During the comparatively closed concert-season this summer a couple of books have kept me company, one by a well-loved media personality, the other by an equally well-loved academic and composer with strong ties to Birmingham.

My shelves groan under the weight of the number of books on Mozart I possess, several of them scholarly tomes dating back to the 19th century. None of them, though, is as lively and, indeed, racy, as is John Suchet’s Mozart: The Man Revealed.

Newscaster Suchet first won his music-writer spurs with his gripping trilogy of novels The Last Master, a lovingly-researched and vividly fictionalised biography of Beethoven. Since then he has moved on to hosting programmes on Classic fm, and in collaboration with that comforting radio station has published further books on Beethoven, as well as the Strauss dynasty (waltz kings of Vienna) and Verdi.

His Mozart book in this same series is fascinating, and impressively well-researched. It’s not always clear where Suchet gets his evidence from, but in this fluent narrative he brings out nuggets which have at best been skated over by other Mozart scholars.

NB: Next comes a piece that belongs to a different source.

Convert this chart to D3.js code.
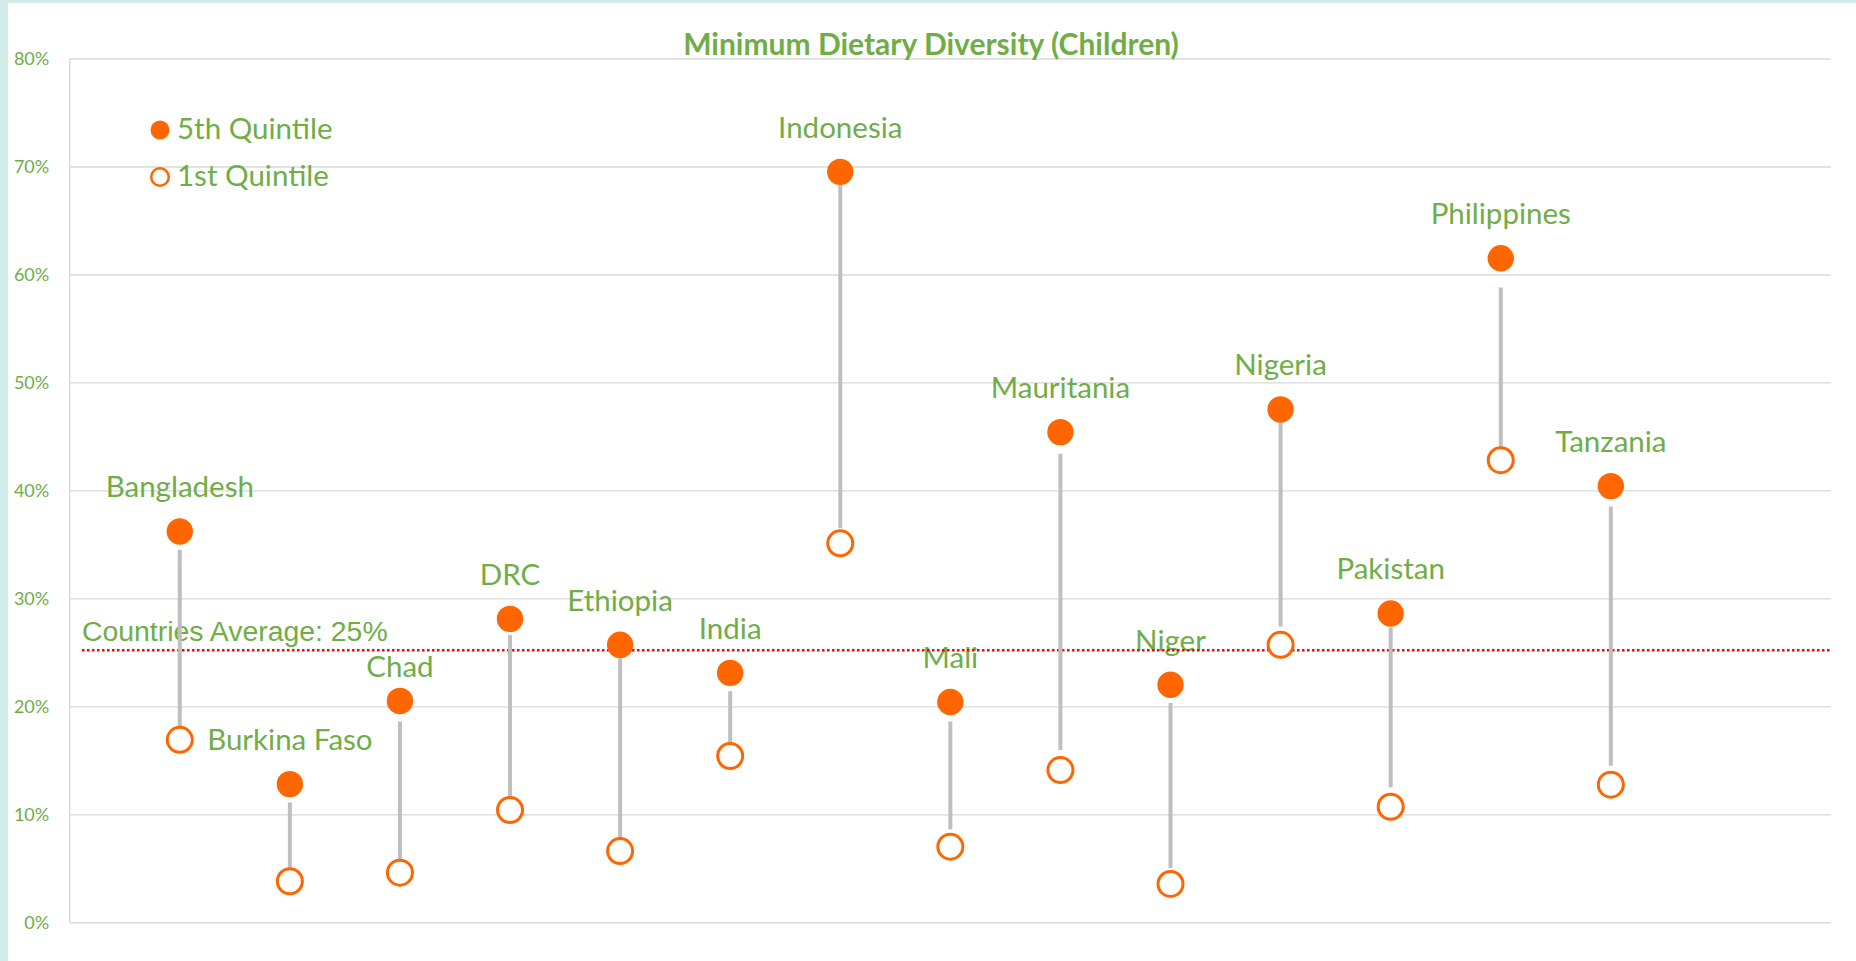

We learn, for example, about the leg problems Mozart’s father Leopold endured while he was showcasing his child prodigy son, now entering his teens, on a tour of Italy, necessitating a lengthy stay for both of them as guests on an aristocratic estate just outside Bologna.

Mozart: The Man Revealed by John Suchet
Mozart: The Man Revealed by John Suchet

This was the tour during which the 14-year-old Wolfgang came under the scrutiny of some of the most learned Italian masters, including the legendary theorist Padre Martini, who put him through the most searching tests and pronounced himself well-pleased. Suchet’s beautifully-produced volume includes among its many attractive and indeed valuable illustrations a reproduction of the letter of admission as a member of the Accademia Filarmonica of Bologna awarded to Mozart.

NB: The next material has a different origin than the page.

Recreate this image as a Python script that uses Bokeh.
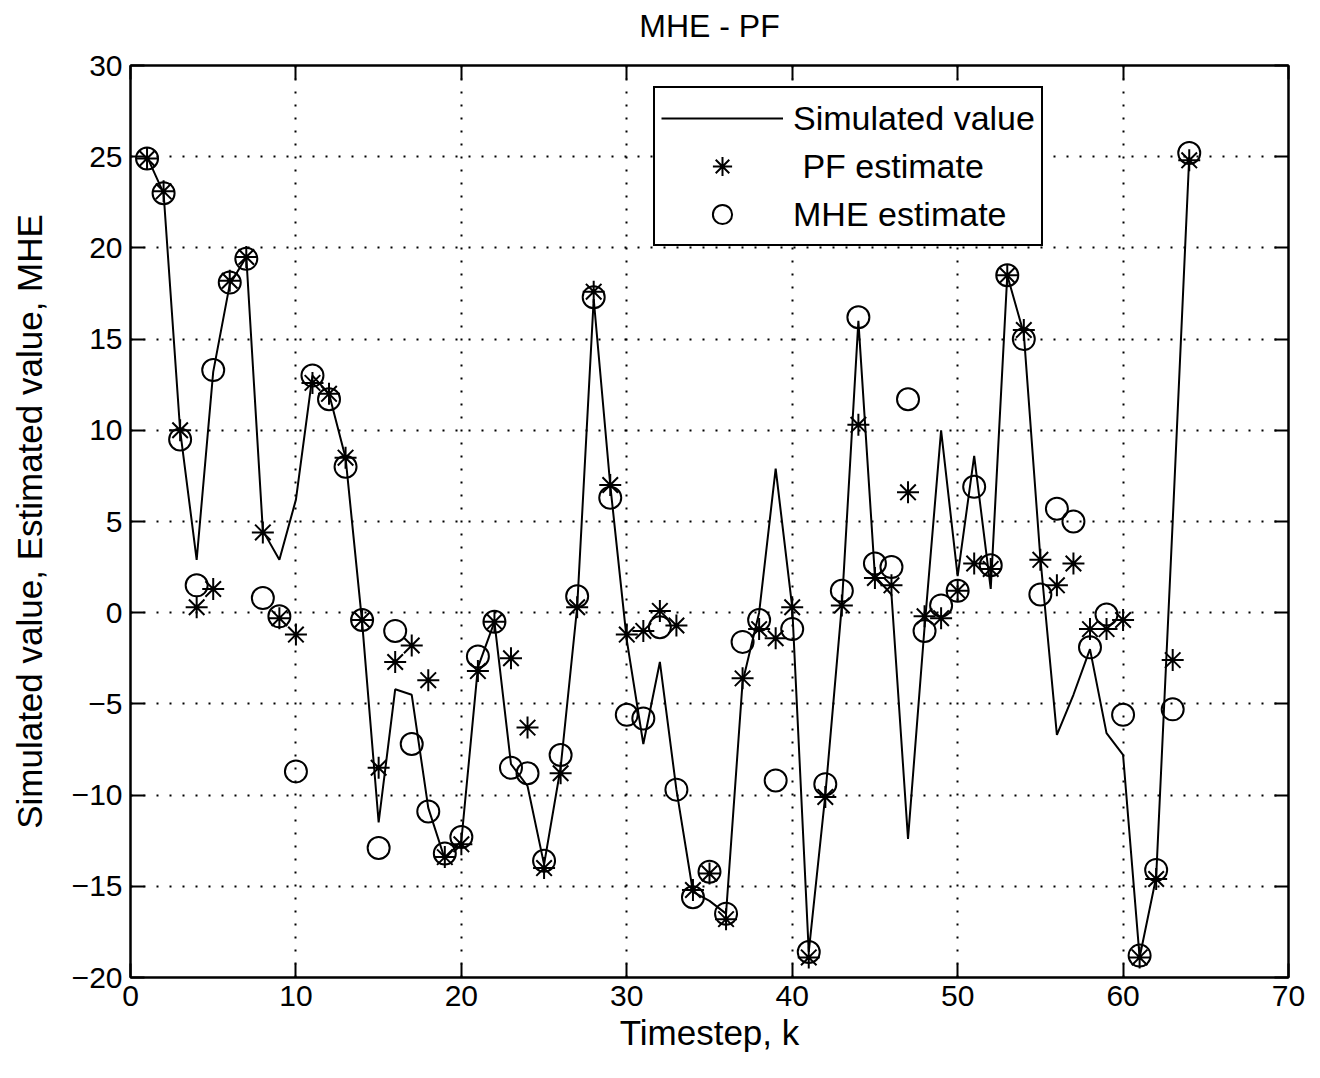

There are many fanciful passages in Suchet’s narrative: where, for example, in all the copious documentation of Mozart’s life and work, do we find evidence that “when a stop was necessary Leopold, using a combination of German and badly accented Italian, ensured swift service and good horses by telling innkeepers and officials he was steward to the ambassador of the Holy Roman Empire. Innkeepers doffed their caps, customs officials employed by the Vatican bowed in respect and waved the travellers on”?

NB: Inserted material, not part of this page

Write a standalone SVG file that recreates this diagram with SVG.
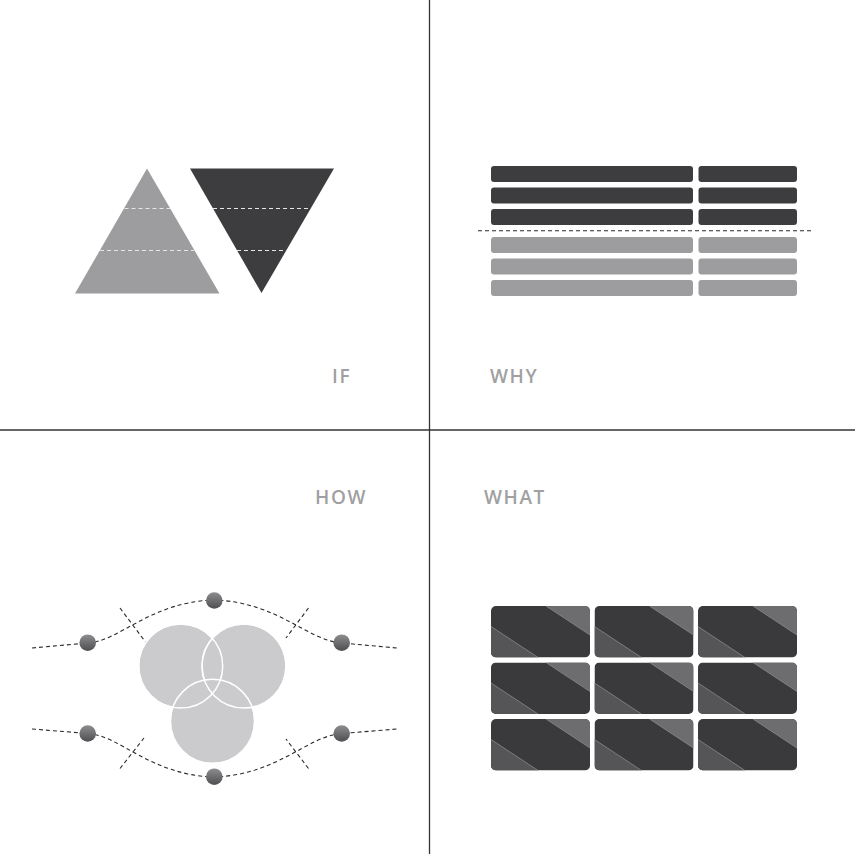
<svg xmlns="http://www.w3.org/2000/svg" width="855" height="854" viewBox="0 0 855 854">
<defs>
<style>
.lbl{font-family:"Open Sans","Liberation Sans",sans-serif;font-weight:600;font-size:19px;fill:#a0a0a2;letter-spacing:1.6px}
.axis{stroke:#333335;stroke-width:1.3;fill:none}
.tdash{stroke:#e6e6e6;stroke-width:1;stroke-dasharray:4 3;fill:none}
.dk{fill:#3d3d3f}
.lt{fill:#9d9d9f}
.ddash{stroke:#2a2a2a;stroke-width:1.1;stroke-dasharray:4 3;fill:none}
.venn{fill:#cbcbcd;stroke:#ffffff;stroke-width:1.5}
.ball{fill:url(#bg)}
.cbg{fill:#3a3a3c}
.ctr{fill:#6d6d6f}
.cbl{fill:#555557}
.cln{stroke:#8a8a8c;stroke-width:0.8;fill:none}
</style>
<linearGradient id="bg" x1="0" y1="0" x2="0" y2="1">
<stop offset="0" stop-color="#8e8e90"/>
<stop offset="1" stop-color="#4e4e50"/>
</linearGradient>
<clipPath id="cc"><rect x="0" y="0" width="99" height="51.5" rx="5"/></clipPath>
<g id="card">
<g clip-path="url(#cc)">
<rect class="cbg" x="0" y="0" width="99" height="51.5"/>
<polygon class="ctr" points="55,0 99,0 99,29"/>
<polygon class="cbl" points="0,20.5 47,51.5 0,51.5"/>
<line class="cln" x1="55" y1="0" x2="99" y2="29"/>
<line class="cln" x1="0" y1="20.5" x2="47" y2="51.5"/>
</g>
</g>
</defs>
<rect width="855" height="854" fill="#ffffff"/>

<g id="axes">
<line class="axis" x1="429.5" y1="0" x2="429.5" y2="854"/>
<line class="axis" x1="0" y1="430" x2="855" y2="430"/>
</g>

<g id="if-quadrant">
<polygon class="lt" points="147,168.5 219.5,293.5 75,293.5"/>
<polygon class="dk" points="190,168.5 334,168.5 261.5,293"/>
<line class="tdash" x1="124.5" y1="208.5" x2="170" y2="208.5"/>
<line class="tdash" x1="100" y1="250.5" x2="194" y2="250.5"/>
<line class="tdash" x1="213" y1="208.5" x2="311" y2="208.5"/>
<line class="tdash" x1="237" y1="250.5" x2="286" y2="250.5"/>
<text class="lbl" x="332" y="383">IF</text>
</g>

<g id="why-quadrant">
<rect class="dk" x="491" y="166" width="202" height="16" rx="3"/>
<rect class="dk" x="698.5" y="166" width="98.5" height="16" rx="3"/>
<rect class="dk" x="491" y="187.5" width="202" height="16" rx="3"/>
<rect class="dk" x="698.5" y="187.5" width="98.5" height="16" rx="3"/>
<rect class="dk" x="491" y="209" width="202" height="16" rx="3"/>
<rect class="dk" x="698.5" y="209" width="98.5" height="16" rx="3"/>
<line class="ddash" x1="478" y1="230.7" x2="812" y2="230.7"/>
<rect class="lt" x="491" y="237" width="202" height="16" rx="3"/>
<rect class="lt" x="698.5" y="237" width="98.5" height="16" rx="3"/>
<rect class="lt" x="491" y="258.5" width="202" height="16" rx="3"/>
<rect class="lt" x="698.5" y="258.5" width="98.5" height="16" rx="3"/>
<rect class="lt" x="491" y="280" width="202" height="16" rx="3"/>
<rect class="lt" x="698.5" y="280" width="98.5" height="16" rx="3"/>
<text class="lbl" x="490" y="383">WHY</text>
</g>

<g id="how-quadrant">
<g id="connectors">
<path class="ddash" d="M32,648 L88,643 C120,641 150,602 214,600 C278,602 308,641 342,643 L397,648"/>
<path class="ddash" d="M32,729 L88,733.5 C120,735.5 150,775 214,777 C278,775 308,735.5 342,733.5 L397,729"/>
<line class="ddash" x1="120" y1="608" x2="147" y2="644"/>
<line class="ddash" x1="308.5" y1="608" x2="286" y2="638"/>
<line class="ddash" x1="120" y1="768.5" x2="144" y2="738"/>
<line class="ddash" x1="308.5" y1="768.5" x2="286" y2="739"/>
</g>
<g id="venn">
<circle class="venn" cx="180.7" cy="666" r="42"/>
<circle class="venn" cx="244" cy="666" r="42"/>
<circle class="venn" cx="212.5" cy="721.3" r="42"/>
<circle cx="180.7" cy="666" r="42" fill="none" stroke="#fff" stroke-width="1.5"/>
<circle cx="244" cy="666" r="42" fill="none" stroke="#fff" stroke-width="1.5"/>
</g>
<g id="nodes">
<circle class="ball" cx="214.3" cy="600.5" r="8.3"/>
<circle class="ball" cx="87.7" cy="642.7" r="8.3"/>
<circle class="ball" cx="341.7" cy="642.7" r="8.3"/>
<circle class="ball" cx="87.7" cy="733.5" r="8.3"/>
<circle class="ball" cx="341.7" cy="733.5" r="8.3"/>
<circle class="ball" cx="214.3" cy="776.7" r="8.3"/>
</g>
<text class="lbl" x="315" y="504">HOW</text>
</g>

<g id="what-quadrant">
<use href="#card" x="491" y="606"/>
<use href="#card" x="594.5" y="606"/>
<use href="#card" x="698" y="606"/>
<use href="#card" x="491" y="662.5"/>
<use href="#card" x="594.5" y="662.5"/>
<use href="#card" x="698" y="662.5"/>
<use href="#card" x="491" y="719"/>
<use href="#card" x="594.5" y="719"/>
<use href="#card" x="698" y="719"/>
<text class="lbl" x="484" y="504">WHAT</text>
</g>
</svg>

But this is faction, and if the current rash of Tudor-based historical novels can achieve inordinate success, this invaluable book deserves much more. It makes for an absorbing read, is generously and appropriately illustrated, and will teach the non-specialist reader much about this greatest of composers – as well as waking up those of us in our ivory towers to some of the realities of the Mozart family’s living-patterns in the second half of the 18th century.

Moving into the 20th century and beyond, Words and Music by Peter Dickinson is a rewarding bran tub of chapters into which to dip.

Now an amazingly youthful octogenerarian, Dickinson has a curriculum vitae tumbling and overspilling with experience in various aspects of the musical world: pianist (often accompanying his mezzo-soprano sister Meriel), organist, composer, lecturer, writer, reviewer, academic... There are probably more hats.

Words and Music by Peter Dickinson
Words and Music by Peter Dickinson

The contents here include informed articles on American composers as well as British ones, accounts of meetings with great literary figures including WH Auden and Philip Larkin, and, amidst so much else, tributes to two of his colleagues with whom Dickinson worked during his sojourn in Birmingham in the mid-1960s, David Munrow, the much-missed John the Baptist of early music, and Wilfred Mellers, composer, academic, and Peter’s predecessor as Staff Tutor in Music at the Extramural Department of Birmingham University (based in the enchanting surroundings of Winterbourne on Edgbaston Park Road).

Before moving on to take the first Chair of Music at Keele University Dickinson conducted an important series of post-recital interviews for the Birmingham and Midland Institute’s ‘Meet-the-Composer’ series.

Some of those illustrious names are subjects in Twenty British Composers: the Feeney Trust Commissions, an invaluable publication Dickinson edited on behalf of this unfailingly generous organisation, published by Chester Music, and showcasing composers whose works had been premiered by the CBSO.

Among those are Dickinson’s own Transformations, premiered by the CBSO under Louis Fremaux at Cheltenham Town Hall in July, 1970, and included on a generous CD release from Heritage Records of Peter Dickinson Orchestral Works, Clark Rundell conducting the BBC National Orchestra of Wales.

  • Mozart: The Man Revealed by John Suchet (Elliott and Thompson) and Words and Music by Peter Dickinson (The Boydell Press) are available from good book shops.